Your goal: Quote word for word the lines below, beginning with the first and ending with the one that has "(f1) -- (f2) -- (f3);". Drop the pictures.

Given material:

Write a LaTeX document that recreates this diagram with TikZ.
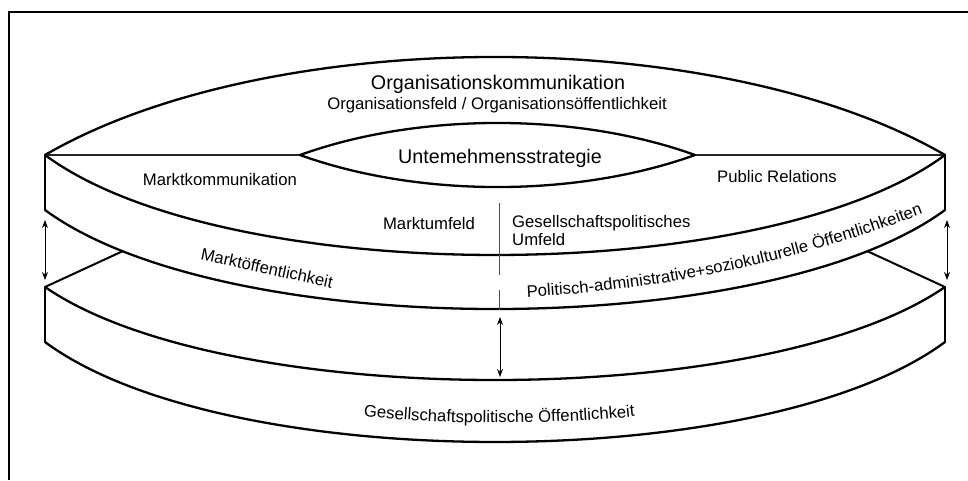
\documentclass[tikz,border=0pt]{standalone}
\usepackage{fontspec}
\setmainfont{Liberation Sans}
\usetikzlibrary{arrows.meta,decorations.text}
\begin{document}
\begin{tikzpicture}[x=1pt,y=-1pt,
  arcline/.style={line width=2.3pt, line join=round, line cap=round},
  thinline/.style={line width=1.3pt, black!85},
  sideline/.style={line width=2pt},
  framestroke/.style={line width=2.3pt},
  dbl/.style={line width=0.9pt, {Stealth[length=8pt,width=6pt]}-{Stealth[length=8pt,width=6pt]}},
  midline/.style={line width=0.9pt, black!70},
  lbl/.style={font=\fontsize{16.7}{19}\selectfont, inner sep=0pt},
  titletext/.style={font=\fontsize{19.7}{23}\selectfont, inner sep=0pt},
]
\useasboundingbox (0,0) rectangle (968,480);
\fill[white] (0,0) rectangle (968,480);

% frame
\coordinate (f1) at (9,480);
\coordinate (f2) at (9,12);
\coordinate (f3) at (968,12);
\draw[framestroke] (f1) -- (f2) -- (f3);

% key points
\coordinate (OL) at (45,155);
\coordinate (OR) at (945,155);
\coordinate (IL) at (300,155);
\coordinate (IR) at (695,155);
\coordinate (BL) at (45,210);
\coordinate (BR) at (945,210);
\coordinate (CL) at (45,287);
\coordinate (CR) at (945,287);
\coordinate (DL) at (45,342);
\coordinate (DR) at (945,342);

% outer top lens
\draw[arcline] (OL) .. controls (270,24.3) and (720,24.3) .. (OR);
% horizontal lines
\draw[thinline] (OL) -- (IL);
\draw[thinline] (IR) -- (OR);
% inner lens
\draw[arcline] (IL) .. controls (418.5,112.3) and (576.5,112.3) .. (IR);
\draw[arcline] (IL) .. controls (418.5,197.7) and (576.5,197.7) .. (IR);

% band curves
\draw[arcline] (OL) .. controls (225,288.3) and (765,288.3) .. (OR);
\draw[arcline] (BL) .. controls (225,342) and (765,342) .. (BR)
   coordinate[pos=0.118] (ML) coordinate[pos=0.882] (MR);
\draw[arcline] (CL) .. controls (225,411) and (765,411) .. (CR);
\draw[arcline] (DL) .. controls (225,475.3) and (765,475.3) .. (DR);

% vertical edges
\draw[sideline] (OL) -- (BL);
\draw[sideline] (OR) -- (BR);
\draw[sideline] (CL) -- (DL);
\draw[sideline] (CR) -- (DR);

% hidden top edge of lower disc
\draw[sideline] (CL) -- (ML);
\draw[sideline] (CR) -- (MR);

% central divider
\coordinate (d1) at (499,203);
\coordinate (d2) at (499,275);
\coordinate (d3) at (499,290);
\coordinate (d4) at (499,310);
\draw[midline] (d1) -- (d2);
\draw[midline] (d3) -- (d4);

% double arrows
\coordinate (la1) at (45,220);
\coordinate (la2) at (45,280);
\coordinate (ra1) at (947,220);
\coordinate (ra2) at (947,280);
\coordinate (ca1) at (500,317);
\coordinate (ca2) at (500,377);
\draw[dbl] (la1) -- (la2);
\draw[dbl] (ra1) -- (ra2);
\draw[dbl] (ca1) -- (ca2);

% labels
\node[titletext, anchor=base] (t1) at (498,89) {Organisationskommunikation};
\node[lbl, anchor=base] (t2) at (497,109) {Organisationsfeld / Organisationsöffentlichkeit};
\node[titletext, anchor=base] (t3) at (500,163) {Untemehmensstrategie};
\node[lbl, anchor=base] (t4) at (220,185) {Marktkommunikation};
\node[lbl, anchor=base] (t5) at (777,182) {Public Relations};
\node[lbl, anchor=base] (t6) at (429,229) {Marktumfeld};
\node[lbl, anchor=base west] (t7) at (512,227) {Gesellschaftspolitisches};
\node[lbl, anchor=base west] (t8) at (512,245) {Umfeld};
\node[lbl, rotate=-12.3] (t9) at (267,268) {Marktöffentlichkeit};

\path[decorate, decoration={text along path,
   text={|\fontsize{16.7}{19}\selectfont|Politisch-administrative+soziokulturelle Öffentlichkeiten},
   text align=left}]
   (527,297) .. controls (670.3,289.9) and (809.7,259.2) .. (945,205);

\path[decorate, decoration={text along path,
   text={|\fontsize{16.7}{19}\selectfont|Gesellschaftspolitische Öffentlichkeit},
   text align=center}]
   (49,325) .. controls (229,455.4) and (769,455.4) .. (949,325);
\end{tikzpicture}
\end{document}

Result of the exercise:
Write a LaTeX document that recreates this diagram with TikZ.
\documentclass[tikz,border=0pt]{standalone}
\usepackage{fontspec}
\setmainfont{Liberation Sans}
\usetikzlibrary{arrows.meta,decorations.text}
\begin{document}
\begin{tikzpicture}[x=1pt,y=-1pt,
  arcline/.style={line width=2.3pt, line join=round, line cap=round},
  thinline/.style={line width=1.3pt, black!85},
  sideline/.style={line width=2pt},
  framestroke/.style={line width=2.3pt},
  dbl/.style={line width=0.9pt, {Stealth[length=8pt,width=6pt]}-{Stealth[length=8pt,width=6pt]}},
  midline/.style={line width=0.9pt, black!70},
  lbl/.style={font=\fontsize{16.7}{19}\selectfont, inner sep=0pt},
  titletext/.style={font=\fontsize{19.7}{23}\selectfont, inner sep=0pt},
]
\useasboundingbox (0,0) rectangle (968,480);
\fill[white] (0,0) rectangle (968,480);

% frame
\coordinate (f1) at (9,480);
\coordinate (f2) at (9,12);
\coordinate (f3) at (968,12);
\draw[framestroke] (f1) -- (f2) -- (f3);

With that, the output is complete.